Transportation Secretary Pete Buttigieg said Thursday that he and Vice President Kamala Harris are “squarely focused on the job at hand,” downplaying speculation that they could become rivals for the Democratic nomination in 2024 to replace an unpopular President Biden.
“It’s 2021,” Mr. Buttigieg told reporters on Air Force Two on a trip with Ms. Harris to North Carolina. “And the whole point of campaigns and elections is when they go well, you get to govern. And we are squarely focused on the job at hand.”
He said he is “excited to be part of a team led by the president and the vice president, and I think the teamwork that got us to this point is really just beginning.”
Mr. Buttigieg and the vice president traveled to Charlotte to tour transportation facilities and highlight the administration’s $1.2 trillion infrastructure package signed into law last month.

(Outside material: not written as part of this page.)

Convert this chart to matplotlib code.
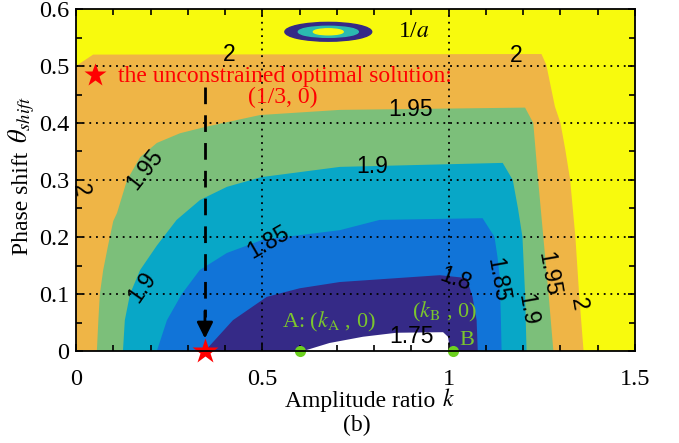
import matplotlib
matplotlib.use('Agg')
import matplotlib.pyplot as plt
from matplotlib.patches import Ellipse
from matplotlib.ticker import MultipleLocator

plt.rcParams['font.family'] = ['Liberation Serif', 'DejaVu Serif']
plt.rcParams['mathtext.fontset'] = 'stix'

# ---------------- data ----------------
levels = [2.0, 1.95, 1.9, 1.85, 1.8, 1.75]
band_colors = ['#EFB546', '#7CBF7A', '#08A7C7', '#1174D8', '#352A87', '#FFFFFF']
bg_color = '#F8FA0D'

# boundaries of the region where the function is below each level
b200_x = [0, 0, 0.046, 1.249, 1.262, 1.285, 1.300, 1.313, 1.326, 1.340, 1.350, 1.362]
b200_y = [0, 0.500, 0.520, 0.521, 0.502, 0.429, 0.400, 0.353, 0.300, 0.200, 0.100, 0]
b195_x = [0.056, 0.060, 0.064, 0.073, 0.086, 0.100, 0.110, 0.137, 0.172, 0.217, 0.279,
          0.346, 0.494, 0.708, 1.205, 1.227, 1.240, 1.254, 1.268, 1.281]
b195_y = [0, 0.054, 0.100, 0.142, 0.185, 0.228, 0.242, 0.300, 0.340, 0.365, 0.382,
          0.393, 0.414, 0.423, 0.427, 0.400, 0.300, 0.200, 0.100, 0]
b190_x = [0.126, 0.131, 0.145, 0.172, 0.217, 0.270, 0.333, 0.405, 0.497, 0.708, 1.145,
          1.172, 1.186, 1.198, 1.205, 1.209]
b190_y = [0, 0.054, 0.100, 0.142, 0.185, 0.230, 0.265, 0.288, 0.305, 0.323, 0.330,
          0.300, 0.250, 0.200, 0.100, 0]
b185_x = [0.217, 0.244, 0.284, 0.332, 0.405, 0.500, 0.708, 0.815, 1.091, 1.123, 1.131,
          1.137, 1.140, 1.142]
b185_y = [0, 0.054, 0.100, 0.142, 0.172, 0.195, 0.212, 0.230, 0.233, 0.200, 0.165,
          0.130, 0.060, 0]
b180_x = [0.346, 0.421, 0.512, 0.600, 0.708, 0.976, 1.048, 1.064, 1.075, 1.078]
b180_y = [0, 0.054, 0.095, 0.110, 0.121, 0.133, 0.128, 0.095, 0.054, 0]
b175_x = [0.600, 0.620, 0.680, 0.770, 0.860, 0.985, 0.998, 1.003, 1.016]
b175_y = [0, 0.002, 0.014, 0.025, 0.032, 0.033, 0.025, 0.005, 0]
bounds_x = [b200_x, b195_x, b190_x, b185_x, b180_x, b175_x]
bounds_y = [b200_y, b195_y, b190_y, b185_y, b180_y, b175_y]

# contour labels
lab_text = ['2', '2', '2', '1.95', '1.95', '1.9', '1.9', '1.85', '1.8', '1.85', '1.9',
            '1.95', '2', '1.75']
lab_x = [0.411, 1.181, 0.011, 0.185, 0.897, 0.795, 0.177, 0.516, 1.018, 1.130, 1.210,
         1.267, 1.348, 0.900]
lab_y = [0.521, 0.519, 0.282, 0.318, 0.423, 0.323, 0.112, 0.191, 0.125, 0.125, 0.072,
         0.135, 0.082, 0.025]
lab_rot = [0, 0, -80, 52, 0, 0, 55, 30, -20, -80, -80, -80, -80, 0]

opt_point = (0.346, 0.0)
A_point = (0.600, 0.0)
B_point = (1.012, 0.0)

x_major = [0, 0.5, 1, 1.5]
x_major_labels = ['0', '0.5', '1', '1.5']
y_major = [0, 0.1, 0.2, 0.3, 0.4, 0.5, 0.6]
y_major_labels = ['0', '0.1', '0.2', '0.3', '0.4', '0.5', '0.6']

# ---------------- figure ----------------
fig = plt.figure(figsize=(6.79, 4.43), dpi=100)
ax = fig.add_axes([76 / 679, 92 / 443, 559 / 679, 342 / 443])
ax.set_facecolor(bg_color)
ax.set_xlim(0, 1.5)
ax.set_ylim(0, 0.6)

for bx, by, c in zip(bounds_x, bounds_y, band_colors):
    ax.fill(bx, by, color=c, lw=0, zorder=1)

# grid (dotted)
for xv in x_major[1:-1]:
    ax.axvline(xv, color='k', lw=1.3, ls=(0, (1, 2.7)), zorder=3)
for yv in y_major[1:-1]:
    ax.axhline(yv, color='k', lw=1.3, ls=(0, (1, 2.7)), zorder=3)

# contour labels
for t, x, y, r in zip(lab_text, lab_x, lab_y, lab_rot):
    ax.text(x, y, t, fontsize=16.5, family='Liberation Sans', rotation=r,
            rotation_mode='anchor', ha='center', va='center', zorder=5)

# 1/a decoration
ell_cx, ell_cy = 0.677, 0.560
ax.add_patch(Ellipse((ell_cx, ell_cy), 0.233, 0.033, color='#352A87', zorder=4))
ax.add_patch(Ellipse((ell_cx, ell_cy), 0.161, 0.0193, color='#2BBBB0', zorder=4))
ax.add_patch(Ellipse((ell_cx, ell_cy), 0.080, 0.0105, color='#F8FA0D', zorder=4))
ax.text(0.863, 0.560, r'1/$a$', fontsize=17, ha='left', va='center', zorder=5)

# optimal solution legend + marker
ax.plot([0.051], [0.484], marker='*', color='#FF0000', ms=17, mec='none', zorder=6)
ax.text(0.113, 0.482, 'the unconstrained optimal solution:', color='#FF0000',
        fontsize=17, ha='left', va='center', zorder=6)
ax.text(0.555, 0.444, '(1/3, 0)', color='#FF0000', fontsize=17, ha='center',
        va='center', zorder=6)

# dashed arrow
ax.plot([opt_point[0], opt_point[0]], [0.463, 0.06], color='k', lw=2,
        ls=(0, (6, 4)), zorder=6)
ax.annotate('', xy=(opt_point[0], 0.022), xytext=(opt_point[0], 0.07),
            arrowprops=dict(arrowstyle='-|>', color='k', lw=2, mutation_scale=24,
                            shrinkA=0, shrinkB=0), zorder=6)
ax.plot([opt_point[0]], [opt_point[1]], marker='*', color='#FF0000', ms=19,
        mec='none', zorder=7, clip_on=False)

# A, B points
green = '#6CD11F'
tgreen = '#7BC62D'
ax.plot([A_point[0], B_point[0]], [A_point[1], B_point[1]], 'o', color=green,
        ms=8, mec='none', zorder=7, clip_on=False)
ax.text(0.552, 0.051, r'A: ($k_{\mathrm{A}}$ , 0)', color=tgreen, fontsize=16,
        ha='left', va='center', zorder=6)
ax.text(0.901, 0.068, r'($k_{\mathrm{B}}$ , 0)', color=tgreen, fontsize=16,
        ha='left', va='center', zorder=6)
ax.text(1.030, 0.019, 'B', color=tgreen, fontsize=16, ha='left', va='center', zorder=6)

# ticks
ax.set_xticks(x_major)
ax.set_xticklabels(x_major_labels)
ax.set_yticks(y_major)
ax.set_yticklabels(y_major_labels)
ax.xaxis.set_minor_locator(MultipleLocator(0.1))
ax.yaxis.set_minor_locator(MultipleLocator(0.05))
ax.tick_params(which='both', direction='in', top=True, right=True, width=1.2,
               labelsize=17.5)
ax.tick_params(which='major', length=5)
ax.tick_params(which='minor', length=4)
ax.tick_params(axis='x', pad=13)
ax.tick_params(axis='y', pad=5)
for s in ax.spines.values():
    s.set_linewidth(1.3)
    s.set_zorder(8)

fig.text(285 / 679, 1 - 402 / 443, 'Amplitude ratio', fontsize=17,
         ha='left', va='center')
fig.text(448 / 679, 1 - 400 / 443, r'$k$', fontsize=17, ha='center', va='center')
fig.text(357 / 679, 1 - 425 / 443, '(b)', fontsize=17, ha='center', va='center')
fig.text(22 / 679, 1 - 203 / 443, 'Phase shift', fontsize=17,
         ha='center', va='center', rotation=90)
fig.text(22 / 679, 1 - 120 / 443, r'$\theta_{shift}$', fontsize=19,
         ha='center', va='center', rotation=90)

fig.savefig('out.png', dpi=100)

The transportation secretary seemed to go out of his way to give credit to the embattled Ms. Harris.
“As transportation secretary, I get to be the face of a lot of these [infrastructure] investments that we’re doing, but we would not be here without the leadership of the vice president as well as the president; of course,” Mr. Buttigieg said.

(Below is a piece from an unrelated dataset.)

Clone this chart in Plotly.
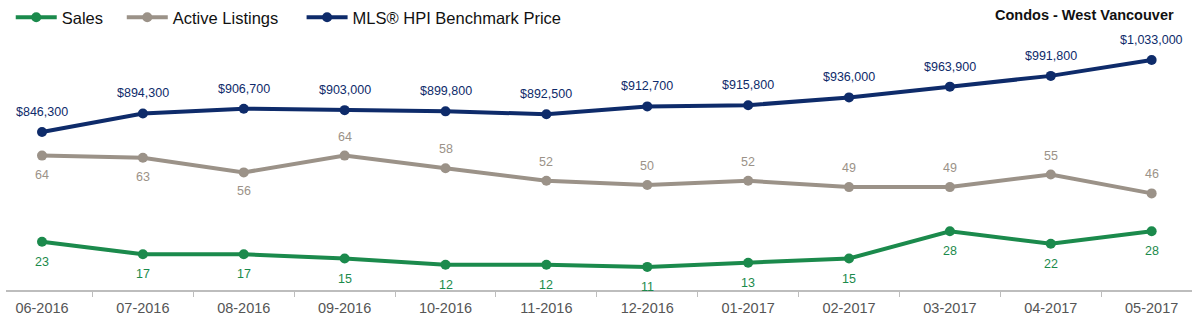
import plotly.graph_objects as go

months = ["06-2016", "07-2016", "08-2016", "09-2016", "10-2016", "11-2016",
          "12-2016", "01-2017", "02-2017", "03-2017", "04-2017", "05-2017"]
sales = [23, 17, 17, 15, 12, 12, 11, 13, 15, 28, 22, 28]
listings = [64, 63, 56, 64, 58, 52, 50, 52, 49, 49, 55, 46]
price = [846300, 894300, 906700, 903000, 899800, 892500, 912700, 915800,
         936000, 963900, 991800, 1033000]
listing_label_above = [False, False, False, True, True, True, True, True, True, True, True, True]

GREEN = "#1b8a4c"
GRAY = "#9b9288"
NAVY = "#0e2b6a"
FONT = "Liberation Sans, Arial, Helvetica, sans-serif"
NB = "\u00a0"

fig = go.Figure()
fig.add_trace(go.Scatter(x=months, y=sales, name="Sales" + NB * 3, mode="lines+markers",
                         line=dict(color=GREEN, width=4), marker=dict(size=10, color=GREEN)))
fig.add_trace(go.Scatter(x=months, y=listings, name="Active Listings" + NB * 4, mode="lines+markers",
                         line=dict(color=GRAY, width=4), marker=dict(size=10, color=GRAY)))
fig.add_trace(go.Scatter(x=months, y=price, name="MLS® HPI Benchmark Price", mode="lines+markers",
                         line=dict(color=NAVY, width=4), marker=dict(size=10, color=NAVY),
                         yaxis="y2"))

ann = []
for m, v in zip(months, sales):
    ann.append(dict(x=m, y=v, xref="x", yref="y", text=str(v), showarrow=False,
                    yshift=-20, font=dict(size=12.5, color=GREEN, family=FONT)))
for m, v, up in zip(months, listings, listing_label_above):
    ann.append(dict(x=m, y=v, xref="x", yref="y", text=str(v), showarrow=False,
                    yshift=19 if up else -19, font=dict(size=12.5, color=GRAY, family=FONT)))
for m, v in zip(months, price):
    ann.append(dict(x=m, y=v, xref="x", yref="y2", text="${:,}".format(v), showarrow=False,
                    yshift=20, font=dict(size=12.5, color=NAVY, family=FONT)))
ann.append(dict(x=1, y=1, xref="paper", yref="paper", xanchor="right", yanchor="top",
                xshift=-16, yshift=-5, text="<b>Condos - West Vancouver</b>", showarrow=False,
                font=dict(size=14.5, color="#111111", family=FONT)))

fig.update_layout(
    width=1192, height=324,
    margin=dict(l=6, r=0, t=0, b=34),
    paper_bgcolor="white", plot_bgcolor="white",
    font=dict(family=FONT),
    annotations=ann,
    showlegend=True,
    legend=dict(orientation="h", x=0.004, y=1, xanchor="left", yanchor="top",
                font=dict(size=16.5, color="#111111", family=FONT),
                bgcolor="rgba(0,0,0,0)", itemwidth=41, tracegroupgap=0),
    xaxis=dict(type="category", range=[-0.357, 11.40], showgrid=False,
               showline=True, linecolor="#bdbdbd", linewidth=1.5,
               ticks="outside", tickson="boundaries", ticklen=5, tickcolor="#bdbdbd",
               ticklabelstandoff=4,
               tickfont=dict(size=14.5, color="#555555", family=FONT), zeroline=False),
    yaxis=dict(range=[0, 138.1], visible=False, showgrid=False, zeroline=False),
    yaxis2=dict(range=[436700, 1188500], overlaying="y", side="right", visible=False,
                showgrid=False, zeroline=False),
)

fig.write_html("out.html")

The trip is being watched more closely than usual because of political infighting in the administration and Ms. Harris’ plummeting job approval ratings, which fell to a record low of 28% in one poll last month.
Just as the pair departed Washington, the White House announced that top Harris adviser Symone Sanders was leaving her job after less than a year in office. Her departure follows the resignation of communications director Ashley Etienne, who quit the vice president’s team two weeks ago.

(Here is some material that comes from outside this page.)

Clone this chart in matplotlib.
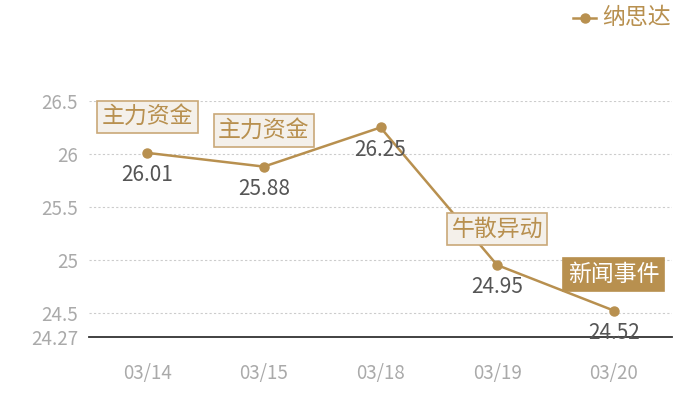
import matplotlib
matplotlib.use("Agg")
import matplotlib.pyplot as plt

plt.rcParams['font.family'] = ['Noto Sans CJK SC', 'DejaVu Sans']
plt.rcParams['font.weight'] = 'light'

dates = ["03/14", "03/15", "03/18", "03/19", "03/20"]
prices = [26.01, 25.88, 26.25, 24.95, 24.52]
events = ["主力资金", "主力资金", None, "牛散异动", "新闻事件"]
highlight = [False, False, False, False, True]
yticks = [24.27, 24.5, 25, 25.5, 26, 26.5]
ytick_labels = ["24.27", "24.5", "25", "25.5", "26", "26.5"]
series_name = "纳思达"

gold = "#B8904F"
fig = plt.figure(figsize=(7, 4), dpi=100)
ax = fig.add_axes([89/700, 1-337/400, (672-89)/700, (337-101)/400])

x = list(range(len(dates)))
ax.plot(x, prices, color=gold, lw=1.8, marker='o', ms=6.5, clip_on=False, zorder=3)

ax.set_xlim(-0.5, len(dates)-0.5)
ax.set_ylim(24.27, 26.5)
ax.set_yticks(yticks)
ax.set_yticklabels(ytick_labels)
ax.set_xticks(x)
ax.set_xticklabels(dates)
ax.tick_params(axis='both', length=0, colors="#AAAAAA", labelsize=13.5)
ax.tick_params(axis='x', pad=19)
ax.tick_params(axis='y', pad=8)
for s in ['top', 'right', 'left']:
    ax.spines[s].set_visible(False)
ax.spines['bottom'].set_color('#333333')
ax.spines['bottom'].set_linewidth(1.3)
for v in yticks[1:]:
    ax.axhline(v, color='#CCCCCC', lw=0.8, ls=(0, (2, 2)), zorder=1)

for xi, p in zip(x, prices):
    ax.annotate(f"{p:.2f}", (xi, p), xytext=(0, -16), textcoords='offset points',
                ha='center', va='center', fontsize=15, color='#555555', zorder=4,
                annotation_clip=False)

for xi, p, ev, hl in zip(x, prices, events, highlight):
    if ev is None:
        continue
    if hl:
        fc, tc, ec = gold, 'white', gold
    else:
        fc, tc, ec = '#F4F0EA', gold, '#C9A878'
    ax.annotate(ev, (xi, p), xytext=(0, 26), textcoords='offset points',
                ha='center', va='center', fontsize=16.5, color=tc, zorder=5,
                annotation_clip=False,
                bbox=dict(boxstyle='square,pad=0.2', fc=fc, ec=ec, lw=1.2))

# legend
fig.lines.append(plt.Line2D([573/700, 596/700], [1-18/400, 1-18/400], color=gold, lw=1.8,
                            transform=fig.transFigure))
fig.lines.append(plt.Line2D([584.5/700], [1-18/400], color=gold, marker='o', ms=6.5,
                            transform=fig.transFigure))
fig.text(602/700, 1-18/400, series_name, ha='left', va='center', fontsize=16.5, color=gold)

fig.savefig("out.png", dpi=100)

Former Trump White House chief of staff Reince Priebus said drama “happens in every administration, but it’s another thing when you’re completely ineffective.”
“These two people, the president and the vice president, are completely unusable on the campaign trail,” Mr. Priebus said on Fox News. “People would run through a wall for Trump, and the same was true for Barack Obama. The core support was very strong.”
But he said Mr. Biden and Ms. Harris are “not delivering any policies to their base. So [White House] communicators are the first ones out.”